Patricia Rozema’s debut feature film, I’ve Heard the Mermaids Singing, won the coveted Priz de la Jeunesse at Cannes in 1987. It went on to be released in 37 countries. Subsequent films such as White Room, When Night is Falling and Mansfield Park have won international acclaim and a slew of awards. Rozema is currently developing a television show called Tell Me You Love Me.


Patricia Rozema

What They Said

“I always had a sense of where I wanted to go, but it changed.

I was an achievement-oriented kind of kid. When I acted in College and I didn’t succeed, I was devastated. ‘What can I do?’ I thought. ‘If I can’t succeed here, at a small school with 3,000 people that isn’t known for it’s theatre, then I need something else.’ So I became a journalism student. I thought, ‘I can make money doing that. That’ll be my marketable skill.’ That led me to WMAQ-TV in Chicago and then an internship at WNBC-TV in New York. Finally, in 1981, I ended up as an associated producer at The Journal on the CBC. I was a researcher really. They would give me all kinds of tasks. They’d say “Ok, the US is testing cruise missiles over Alberta. Do a piece on cruise missiles.” I remember I did a pre-interview with Abbie Hoffman once. It was great. But, at the same time, I was frustrated. I didn’t want to interview other people about what they were doing. I wanted to be the one that was actually doing something. I knew that I wanted to make something.

I was insecure in journalism. I’m not a born journalist. You need to have an encyclopedic mind. You have to be able to verify every fact and quote. I can be obsessive, but not about every thing on each new story every day. I was sort of sloppy. I thought that, if I could just change things a little bit, it would be a better story. If I could just muck with it, you know? I had that fictive impulse.

One time, when I three weeks off, I tried to make a film. I think it was gonna be a satire of a self-help video. It was going to be about mannequins learning how to lean and say their names and make friends. I tried to raise the money and I couldn’t.

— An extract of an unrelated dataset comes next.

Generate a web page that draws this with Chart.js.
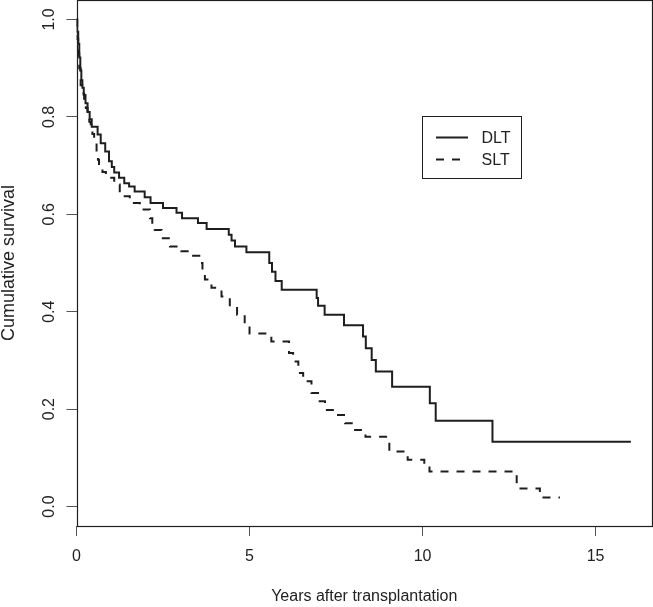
<!DOCTYPE html>
<html>
<head>
<meta charset="utf-8">
<script src="https://cdn.jsdelivr.net/npm/chart.js@4/dist/chart.umd.min.js"></script>
<style>
  html, body { margin: 0; padding: 0; background: #fff; }
  canvas { display: block; }
</style>
</head>
<body>
<canvas id="chart" width="653" height="607"></canvas>
<script>
// Kaplan-Meier steps: at each time the survival drops to the value
const dltTime = [0, 0.02, 0.05, 0.08, 0.11, 0.14, 0.17, 0.21, 0.26, 0.32, 0.38, 0.44, 0.61, 0.70, 0.83, 0.94,
  1.02, 1.09, 1.23, 1.38, 1.52, 1.68, 1.97, 2.14, 2.50, 2.89, 3.05, 3.51, 3.76, 4.40, 4.48, 4.58, 4.91,
  5.57, 5.65, 5.75, 5.93, 6.94, 6.98, 7.17, 7.73, 8.28, 8.36, 8.53, 8.65, 9.12, 10.21, 10.38, 12.02, 16.02];
const dltSurv = [1.0, 0.975, 0.95, 0.922, 0.895, 0.875, 0.86, 0.845, 0.828, 0.81, 0.795, 0.78, 0.764, 0.746, 0.729, 0.709,
  0.697, 0.686, 0.675, 0.664, 0.657, 0.647, 0.635, 0.623, 0.613, 0.603, 0.592, 0.582, 0.570, 0.558, 0.546, 0.534, 0.522,
  0.50, 0.482, 0.463, 0.445, 0.428, 0.412, 0.394, 0.372, 0.349, 0.325, 0.301, 0.277, 0.246, 0.212, 0.176, 0.133, 0.133];

const sltTime = [0, 0.02, 0.05, 0.08, 0.12, 0.17, 0.22, 0.27, 0.32, 0.37, 0.41, 0.46, 0.51, 0.58, 0.62, 0.65, 0.75, 0.85,
  1.09, 1.25, 1.54, 1.83, 2.12, 2.19, 2.26, 2.46, 2.70, 3.03, 3.37, 3.58, 3.64, 3.71, 3.90, 4.19, 4.43, 4.64, 4.86,
  5.00, 5.63, 6.14, 6.26, 6.41, 6.55, 6.65, 6.79, 6.98, 7.18, 7.52, 7.76, 8.05, 8.35, 9.04, 9.57, 10.05, 10.20,
  12.72, 13.39, 13.97];
const sltSurv = [1.0, 0.96, 0.93, 0.90, 0.865, 0.848, 0.832, 0.818, 0.805, 0.79, 0.78, 0.765, 0.75, 0.729, 0.712, 0.698, 0.687, 0.675,
  0.661, 0.637, 0.623, 0.61, 0.592, 0.58, 0.568, 0.551, 0.534, 0.524, 0.515, 0.50, 0.485, 0.466, 0.449, 0.431, 0.411, 0.394, 0.373,
  0.355, 0.339, 0.315, 0.298, 0.274, 0.265, 0.257, 0.233, 0.216, 0.198, 0.188, 0.171, 0.157, 0.143, 0.113, 0.096, 0.085, 0.072,
  0.037, 0.0185, 0.0185];

const seriesNames = ['DLT', 'SLT'];
const xTicks = [0, 5, 10, 15];
const yTicks = [0, 0.2, 0.4, 0.6, 0.8, 1.0];
const yTickLabels = ['0.0', '0.2', '0.4', '0.6', '0.8', '1.0'];

const ink = '#1e1e1e';
const fontFamily = '"Liberation Sans", Arial, Helvetica, sans-serif';
Chart.defaults.font.family = fontFamily;
Chart.defaults.color = '#222';

function toPoints(xs, ys) {
  return xs.map((x, i) => ({ x: x, y: ys[i] }));
}

// box round the plot plus the in-plot legend
const boxAndLegend = {
  id: 'boxAndLegend',
  afterDatasetsDraw(chart) {
    const { ctx, chartArea: a } = chart;
    ctx.save();
    ctx.strokeStyle = ink;
    ctx.lineWidth = 1.2;
    ctx.strokeRect(Math.round(a.left) + 0.5, Math.round(a.top) + 0.5,
      Math.round(a.right - a.left) - 1, Math.round(a.bottom - a.top));

    // legend
    const lx = 422.5, ly = 116.5, lw = 99, lh = 62;
    ctx.lineWidth = 1;
    ctx.strokeRect(lx, ly, lw, lh);
    ctx.font = '16px ' + fontFamily;
    ctx.textBaseline = 'middle';
    ctx.fillStyle = '#222';
    chart.data.datasets.forEach((ds, i) => {
      const yy = ly + 21 + i * 22;
      ctx.beginPath();
      ctx.setLineDash(ds.borderDash || []);
      ctx.lineWidth = ds.borderWidth;
      ctx.strokeStyle = ds.borderColor;
      ctx.moveTo(436, yy);
      ctx.lineTo(468, yy);
      ctx.stroke();
      ctx.setLineDash([]);
      ctx.fillText(ds.label, 481.5, yy + 1);
    });
    ctx.restore();
  }
};

new Chart(document.getElementById('chart'), {
  type: 'line',
  data: {
    datasets: [
      {
        label: seriesNames[0],
        data: toPoints(dltTime, dltSurv),
        borderColor: ink,
        borderWidth: 2,
        stepped: 'before',
        pointRadius: 0,
        fill: false
      },
      {
        label: seriesNames[1],
        data: toPoints(sltTime, sltSurv),
        borderColor: ink,
        borderWidth: 2,
        borderDash: [8, 8],
        stepped: 'before',
        pointRadius: 0,
        fill: false
      }
    ]
  },
  options: {
    responsive: false,
    animation: false,
    devicePixelRatio: 1,
    layout: { padding: { top: 0, right: 1, left: 0, bottom: 0 } },
    plugins: {
      legend: { display: false },
      tooltip: { enabled: false }
    },
    scales: {
      x: {
        type: 'linear',
        min: 0,
        max: 16.63,
        afterBuildTicks: s => { s.ticks = xTicks.map(v => ({ value: v })); },
        afterFit: s => { s.height = 81; s.paddingLeft = 0; s.paddingRight = 0; },
        ticks: { font: { size: 16 }, padding: 11, color: '#222' },
        grid: { drawOnChartArea: false, tickLength: 10, tickColor: '#555', tickWidth: 1 },
        border: { display: false },
        title: {
          display: true,
          text: 'Years after transplantation',
          font: { size: 16 },
          color: '#222',
          padding: { top: 0, bottom: 1 }
        }
      },
      y: {
        type: 'linear',
        min: -0.04,
        max: 1.04,
        afterBuildTicks: s => { s.ticks = yTicks.map(v => ({ value: v })); },
        afterFit: s => { s.width = 76.5; s.paddingTop = 0; s.paddingBottom = 0; },
        ticks: {
          font: { size: 16 },
          minRotation: 90,
          maxRotation: 90,
          crossAlign: 'center',
          padding: 5.5,
          color: '#222',
          callback: (v) => yTickLabels[yTicks.indexOf(v)] ?? ''
        },
        grid: { drawOnChartArea: false, tickLength: 10, tickColor: '#555', tickWidth: 1 },
        border: { display: false },
        title: {
          display: true,
          text: 'Cumulative survival',
          font: { size: 18, lineHeight: 1 },
          color: '#222',
          padding: { top: 0.5, bottom: 0 }
        }
      }
    }
  },
  plugins: [boxAndLegend]
});
</script>
</body>
</html>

I didn’t realise that you couldn’t raise money, shoot a film, edit it and finish it off in three weeks. I had no idea.

Not too long after that, they fired me. There were budget cuts and I was low on the totem pole, so I had to be let go. But I was bugging people anyway. I was a bit too arty for them. Barbara Frum stuck up for me, but there was a pretty strong move to get rid of me.

For an overachiever like myself, to be fired was way too much to handle. I had no idea what to do.

So I went on unemployment insurance and sat my desk everyday and wrote. I think a lot of it was dreck, but I kept going and keep writing grant applications and being rejected until something finally came through.”